* [Data]:
-.-.-

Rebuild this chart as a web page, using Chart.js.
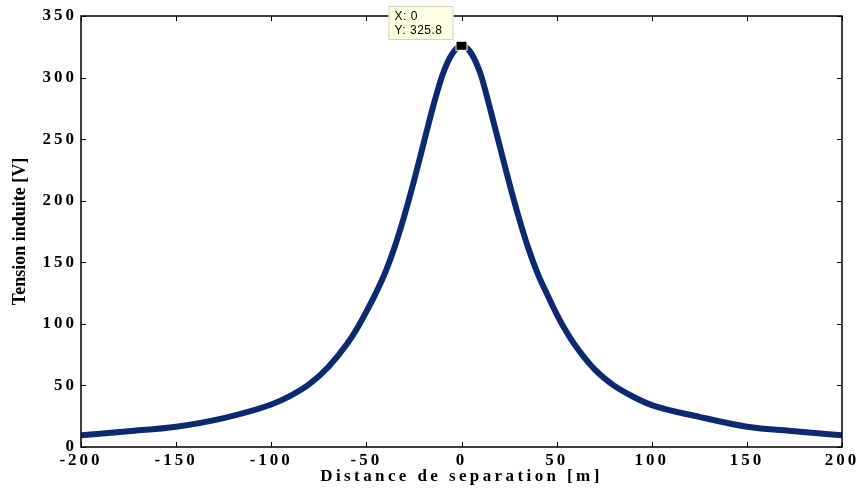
<!DOCTYPE html>
<html>
<head>
<meta charset="utf-8">
<script src="https://cdn.jsdelivr.net/npm/chart.js@4"></script>
<style>
  html, body { margin: 0; padding: 0; background: #ffffff; }
  #wrap { width: 862px; height: 490px; }
</style>
</head>
<body>
<div id="wrap"><canvas id="tension_chart" width="862" height="490"></canvas></div>
<script>
// values
var distances = [-200, -175, -150, -125, -100, -90, -80, -70, -60, -55, -50, -45, -40, -35, -30, -25, -20, -15, -10, -5, 0,
                 5, 10, 15, 20, 25, 30, 35, 40, 45, 50, 55, 60, 70, 80, 90, 100, 125, 150, 175, 200];
var tensions  = [9.5, 12.8, 16.5, 23.5, 34.5, 41.5, 51, 65, 84, 96, 110, 125, 142, 163, 188, 216, 246, 276, 302, 319, 325.8,
                 320, 303, 275, 245, 215, 187, 162, 141, 124, 108, 94, 82, 63, 50, 41, 34, 24.5, 16.5, 12.8, 9.5];
var xTicks = [-200, -150, -100, -50, 0, 50, 100, 150, 200];
var yTicks = [0, 50, 100, 150, 200, 250, 300, 350];
var tipIndex = 20; // point with the data tip

var lineColor = '#0a2a72';
var serif = "'Liberation Serif', 'Times New Roman', serif";

var matlabFrame = {
    id: 'matlabFrame',
    beforeDraw(chart) {
        chart.ctx.letterSpacing = '3px';
    },
    afterDraw(chart) {
        var ctx = chart.ctx;
        var area = chart.chartArea;
        var xs = chart.scales.x, ys = chart.scales.y;
        ctx.save();
        ctx.letterSpacing = '0px';
        ctx.strokeStyle = '#000';
        ctx.lineWidth = 1.5;
        ctx.strokeRect(area.left, area.top, area.right - area.left, area.bottom - area.top);

        // inward tick marks on all four sides
        ctx.lineWidth = 1;
        ctx.beginPath();
        for (var v of xTicks) {
            var px = Math.round(xs.getPixelForValue(v)) + 0.5;
            ctx.moveTo(px, area.bottom); ctx.lineTo(px, area.bottom - 5);
            ctx.moveTo(px, area.top); ctx.lineTo(px, area.top + 5);
        }
        for (var w of yTicks) {
            var py = Math.round(ys.getPixelForValue(w)) + 0.5;
            ctx.moveTo(area.left, py); ctx.lineTo(area.left + 5, py);
            ctx.moveTo(area.right, py); ctx.lineTo(area.right - 5, py);
        }
        ctx.stroke();

        // axis titles
        ctx.fillStyle = '#000';
        ctx.font = 'bold 17px ' + serif;
        ctx.textAlign = 'center';
        ctx.textBaseline = 'middle';
        ctx.letterSpacing = '3.4px';
        ctx.fillText('Distance de separation [m]', (area.left + area.right) / 2, 477);
        ctx.letterSpacing = '0px';
        ctx.save();
        ctx.translate(20, (area.top + area.bottom) / 2);
        ctx.rotate(-Math.PI / 2);
        ctx.font = 'bold 18px ' + serif;
        ctx.fillText('Tension induite [V]', 0, 0);
        ctx.restore();

        // data tip
        var mx = xs.getPixelForValue(distances[tipIndex]);
        var my = ys.getPixelForValue(tensions[tipIndex]);
        ctx.fillStyle = '#ffffe6';
        ctx.fillRect(mx - 6, my - 5, 12, 10);
        ctx.fillStyle = '#000';
        ctx.fillRect(mx - 5, my - 4, 10, 8);

        var bx = mx - 73, by = 6;
        ctx.fillStyle = '#ffffe1';
        ctx.fillRect(bx, by, 65, 34);
        ctx.strokeStyle = '#d4d4c0';
        ctx.strokeRect(bx + 0.5, by + 0.5, 64, 33);
        ctx.fillStyle = '#000';
        ctx.font = "12px 'Liberation Sans', Arial, sans-serif";
        ctx.textAlign = 'left';
        ctx.textBaseline = 'alphabetic';
        ctx.letterSpacing = '0.5px';
        ctx.fillText('X: ' + distances[tipIndex], bx + 6, by + 14);
        ctx.fillText('Y: ' + tensions[tipIndex], bx + 6, by + 28);
        ctx.restore();
    }
};

var points = distances.map(function (d, i) { return { x: d, y: tensions[i] }; });

new Chart(document.getElementById('tension_chart').getContext('2d'), {
    type: 'line',
    data: {
        datasets: [{
            data: points,
            borderColor: lineColor,
            borderWidth: 6,
            pointRadius: 0,
            fill: false,
            cubicInterpolationMode: 'monotone'
        }]
    },
    options: {
        responsive: false,
        animation: false,
        events: [],
        layout: { padding: { top: 16, right: 20, bottom: 0, left: 0 } },
        plugins: { legend: { display: false }, tooltip: { enabled: false } },
        scales: {
            x: {
                type: 'linear',
                min: -200,
                max: 200,
                grid: { display: false, drawTicks: false },
                border: { display: false },
                afterBuildTicks(scale) { scale.ticks = xTicks.map(function (v) { return { value: v }; }); },
                afterFit(scale) { scale.height = 43; },
                ticks: {
                    color: '#000',
                    font: { family: serif, size: 17, weight: 'bold' },
                    padding: 3,
                    maxRotation: 0
                }
            },
            y: {
                type: 'linear',
                min: 0,
                max: 350,
                grid: { display: false, drawTicks: false },
                border: { display: false },
                afterBuildTicks(scale) { scale.ticks = yTicks.map(function (v) { return { value: v }; }); },
                afterFit(scale) { scale.width = 81; },
                ticks: {
                    color: '#000',
                    font: { family: serif, size: 17, weight: 'bold' },
                    padding: 4
                }
            }
        }
    },
    plugins: [matlabFrame]
});
</script>
</body>
</html>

-.-.-

* [Aim]: Copy all the lines of data exactly as they appear, dropping any images.

* [Correct output]:
Rebuild this chart as a web page, using Chart.js.
<!DOCTYPE html>
<html>
<head>
<meta charset="utf-8">
<script src="https://cdn.jsdelivr.net/npm/chart.js@4"></script>
<style>
  html, body { margin: 0; padding: 0; background: #ffffff; }
  #wrap { width: 862px; height: 490px; }
</style>
</head>
<body>
<div id="wrap"><canvas id="tension_chart" width="862" height="490"></canvas></div>
<script>
// values
var distances = [-200, -175, -150, -125, -100, -90, -80, -70, -60, -55, -50, -45, -40, -35, -30, -25, -20, -15, -10, -5, 0,
                 5, 10, 15, 20, 25, 30, 35, 40, 45, 50, 55, 60, 70, 80, 90, 100, 125, 150, 175, 200];
var tensions  = [9.5, 12.8, 16.5, 23.5, 34.5, 41.5, 51, 65, 84, 96, 110, 125, 142, 163, 188, 216, 246, 276, 302, 319, 325.8,
                 320, 303, 275, 245, 215, 187, 162, 141, 124, 108, 94, 82, 63, 50, 41, 34, 24.5, 16.5, 12.8, 9.5];
var xTicks = [-200, -150, -100, -50, 0, 50, 100, 150, 200];
var yTicks = [0, 50, 100, 150, 200, 250, 300, 350];
var tipIndex = 20; // point with the data tip

var lineColor = '#0a2a72';
var serif = "'Liberation Serif', 'Times New Roman', serif";

var matlabFrame = {
    id: 'matlabFrame',
    beforeDraw(chart) {
        chart.ctx.letterSpacing = '3px';
    },
    afterDraw(chart) {
        var ctx = chart.ctx;
        var area = chart.chartArea;
        var xs = chart.scales.x, ys = chart.scales.y;
        ctx.save();
        ctx.letterSpacing = '0px';
        ctx.strokeStyle = '#000';
        ctx.lineWidth = 1.5;
        ctx.strokeRect(area.left, area.top, area.right - area.left, area.bottom - area.top);

        // inward tick marks on all four sides
        ctx.lineWidth = 1;
        ctx.beginPath();
        for (var v of xTicks) {
            var px = Math.round(xs.getPixelForValue(v)) + 0.5;
            ctx.moveTo(px, area.bottom); ctx.lineTo(px, area.bottom - 5);
            ctx.moveTo(px, area.top); ctx.lineTo(px, area.top + 5);
        }
        for (var w of yTicks) {
            var py = Math.round(ys.getPixelForValue(w)) + 0.5;
            ctx.moveTo(area.left, py); ctx.lineTo(area.left + 5, py);
            ctx.moveTo(area.right, py); ctx.lineTo(area.right - 5, py);
        }
        ctx.stroke();

        // axis titles
        ctx.fillStyle = '#000';
        ctx.font = 'bold 17px ' + serif;
        ctx.textAlign = 'center';
        ctx.textBaseline = 'middle';
        ctx.letterSpacing = '3.4px';
        ctx.fillText('Distance de separation [m]', (area.left + area.right) / 2, 477);
        ctx.letterSpacing = '0px';
        ctx.save();
        ctx.translate(20, (area.top + area.bottom) / 2);
        ctx.rotate(-Math.PI / 2);
        ctx.font = 'bold 18px ' + serif;
        ctx.fillText('Tension induite [V]', 0, 0);
        ctx.restore();

        // data tip
        var mx = xs.getPixelForValue(distances[tipIndex]);
        var my = ys.getPixelForValue(tensions[tipIndex]);
        ctx.fillStyle = '#ffffe6';
        ctx.fillRect(mx - 6, my - 5, 12, 10);
        ctx.fillStyle = '#000';
        ctx.fillRect(mx - 5, my - 4, 10, 8);

        var bx = mx - 73, by = 6;
        ctx.fillStyle = '#ffffe1';
        ctx.fillRect(bx, by, 65, 34);
        ctx.strokeStyle = '#d4d4c0';
        ctx.strokeRect(bx + 0.5, by + 0.5, 64, 33);
        ctx.fillStyle = '#000';
        ctx.font = "12px 'Liberation Sans', Arial, sans-serif";
        ctx.textAlign = 'left';
        ctx.textBaseline = 'alphabetic';
        ctx.letterSpacing = '0.5px';
        ctx.fillText('X: ' + distances[tipIndex], bx + 6, by + 14);
        ctx.fillText('Y: ' + tensions[tipIndex], bx + 6, by + 28);
        ctx.restore();
    }
};

var points = distances.map(function (d, i) { return { x: d, y: tensions[i] }; });

new Chart(document.getElementById('tension_chart').getContext('2d'), {
    type: 'line',
    data: {
        datasets: [{
            data: points,
            borderColor: lineColor,
            borderWidth: 6,
            pointRadius: 0,
            fill: false,
            cubicInterpolationMode: 'monotone'
        }]
    },
    options: {
        responsive: false,
        animation: false,
        events: [],
        layout: { padding: { top: 16, right: 20, bottom: 0, left: 0 } },
        plugins: { legend: { display: false }, tooltip: { enabled: false } },
        scales: {
            x: {
                type: 'linear',
                min: -200,
                max: 200,
                grid: { display: false, drawTicks: false },
                border: { display: false },
                afterBuildTicks(scale) { scale.ticks = xTicks.map(function (v) { return { value: v }; }); },
                afterFit(scale) { scale.height = 43; },
                ticks: {
                    color: '#000',
                    font: { family: serif, size: 17, weight: 'bold' },
                    padding: 3,
                    maxRotation: 0
                }
            },
            y: {
                type: 'linear',
                min: 0,
                max: 350,
                grid: { display: false, drawTicks: false },
                border: { display: false },
                afterBuildTicks(scale) { scale.ticks = yTicks.map(function (v) { return { value: v }; }); },
                afterFit(scale) { scale.width = 81; },
                ticks: {
                    color: '#000',
                    font: { family: serif, size: 17, weight: 'bold' },
                    padding: 4
                }
            }
        }
    },
    plugins: [matlabFrame]
});
</script>
</body>
</html>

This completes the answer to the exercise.